Tuple of (ptr, count, dtype, device_id) – device pointer, element count, NCCL data type, and CUDA device ID.

Raises:

ModuleNotFoundError – If CuPy is not installed.
NcclInvalid – If array is not a CuPy ndarray or its dtype has no NCCL equivalent.

PyTorch

nccl.core.interop.torch.empty(*size, dtype: torch.dtype | None = None, device: torch.device | int | str | None = None, morder: Literal['C', 'F'] = 'C') → torch.Tensor

Creates an uninitialized PyTorch tensor backed by NCCL-allocated memory.
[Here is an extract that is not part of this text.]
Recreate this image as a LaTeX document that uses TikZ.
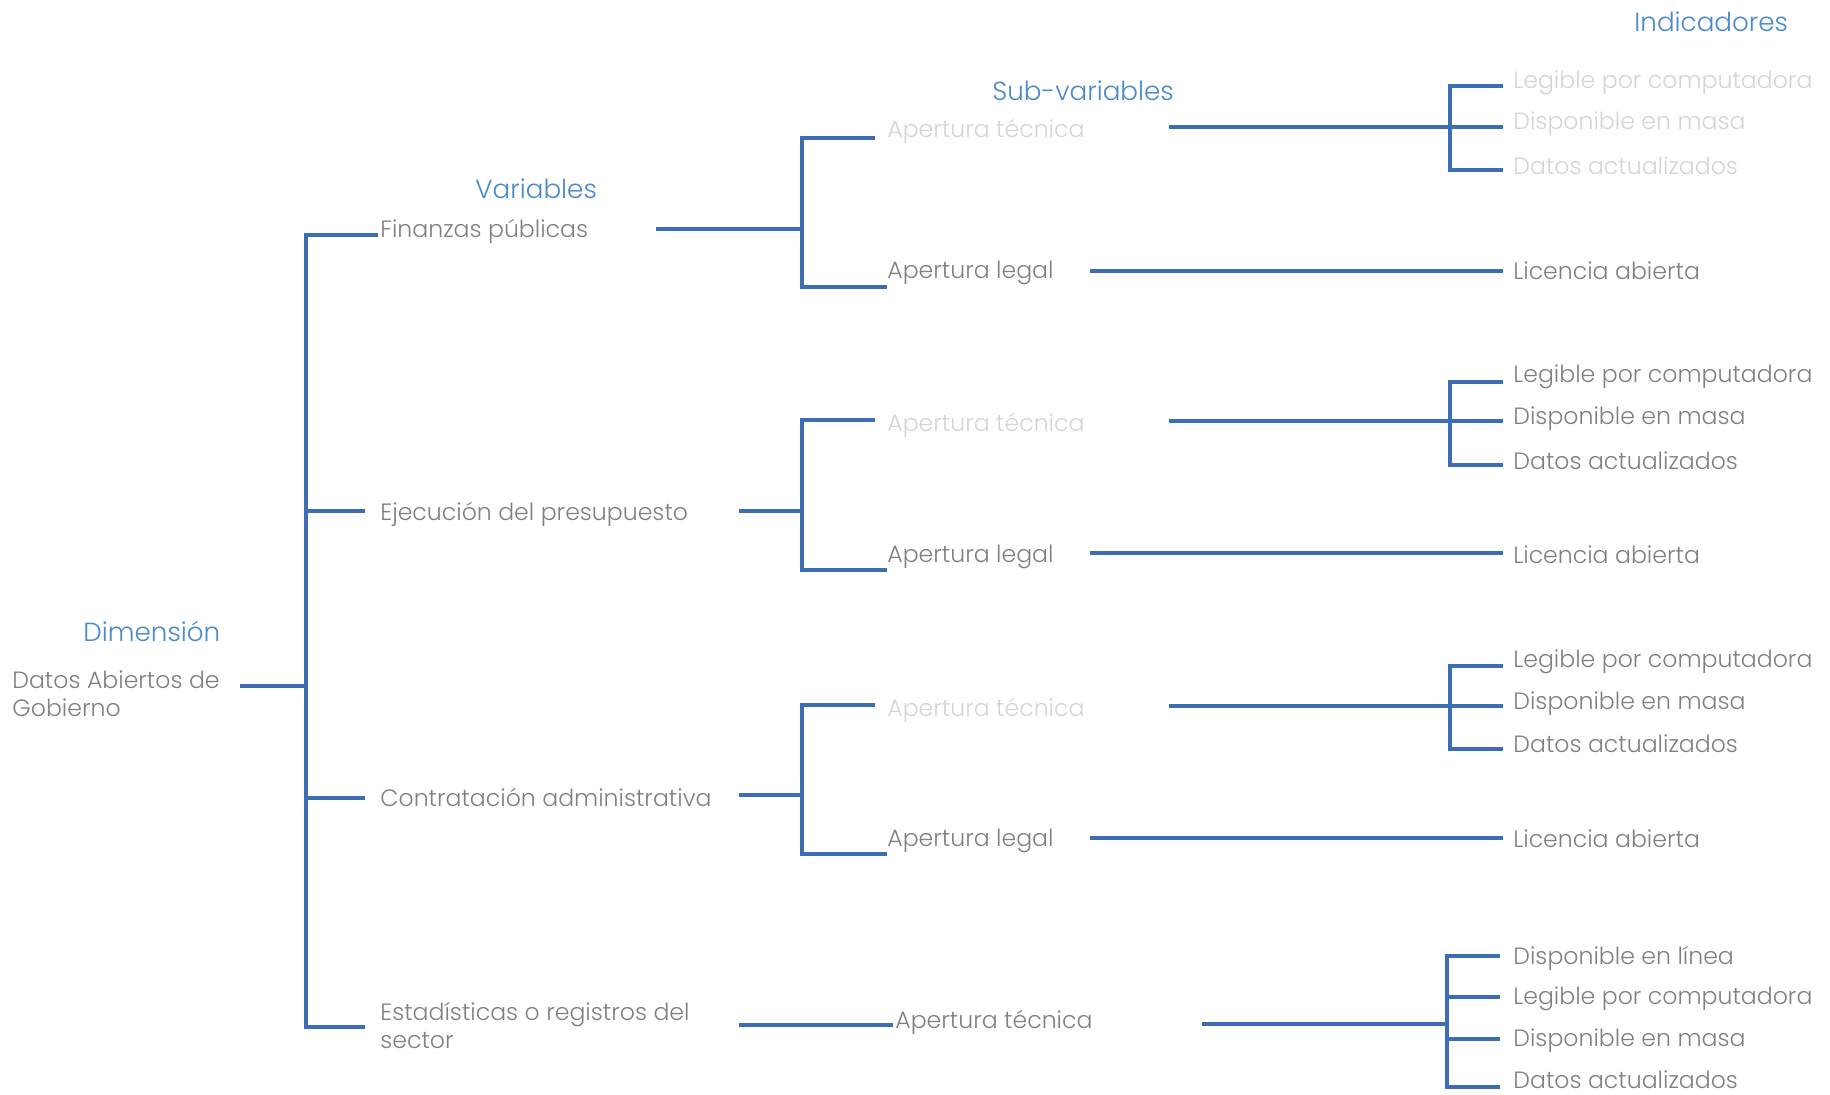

Returns a tensor filled with uninitialized data using NCCL’s memory allocator. This provides a PyTorch-compatible interface while using NCCL’s memory allocator for efficient GPU memory management in distributed scenarios. Unlike torch.empty, the underlying memory is allocated through NCCL.

Memory is automatically freed when the tensor is garbage collected; no explicit free call is required. For zero-copy optimization, register the tensor using register_buffer() or register_window().

Parameters:

*size – A sequence of integers defining the shape of the output tensor. Can be a variable number of arguments or a single list/tuple.
dtype – Desired data type of the tensor. If None, uses torch.get_default_dtype(). Defaults to None.
device – Device of the tensor. If None, uses the current CUDA device. Defaults to None.
morder – Memory layout. ‘C’ for row-major (C-style), ‘F’ for column-major (Fortran-style). Defaults to ‘C’.

Returns:

An uninitialized PyTorch tensor backed by NCCL-allocated memory.

Raises:

NcclInvalid – If morder is not ‘C’ or ‘F’, or device is not a CUDA device.
ModuleNotFoundError – If PyTorch is not installed.

nccl.core.interop.torch.resolve_tensor(tensor: torch.Tensor) → tuple[int, int, NcclDataType, int]

Resolves a PyTorch tensor to its NCCL buffer descriptor.

Parameters:

tensor – PyTorch tensor to resolve.

Returns:

Tuple of (ptr, count, dtype, device_id) – device pointer, element count, NCCL data type, and CUDA device ID.

Raises:

ModuleNotFoundError – If PyTorch is not installed.
NcclInvalid – If tensor is not a PyTorch tensor or its dtype has no NCCL equivalent.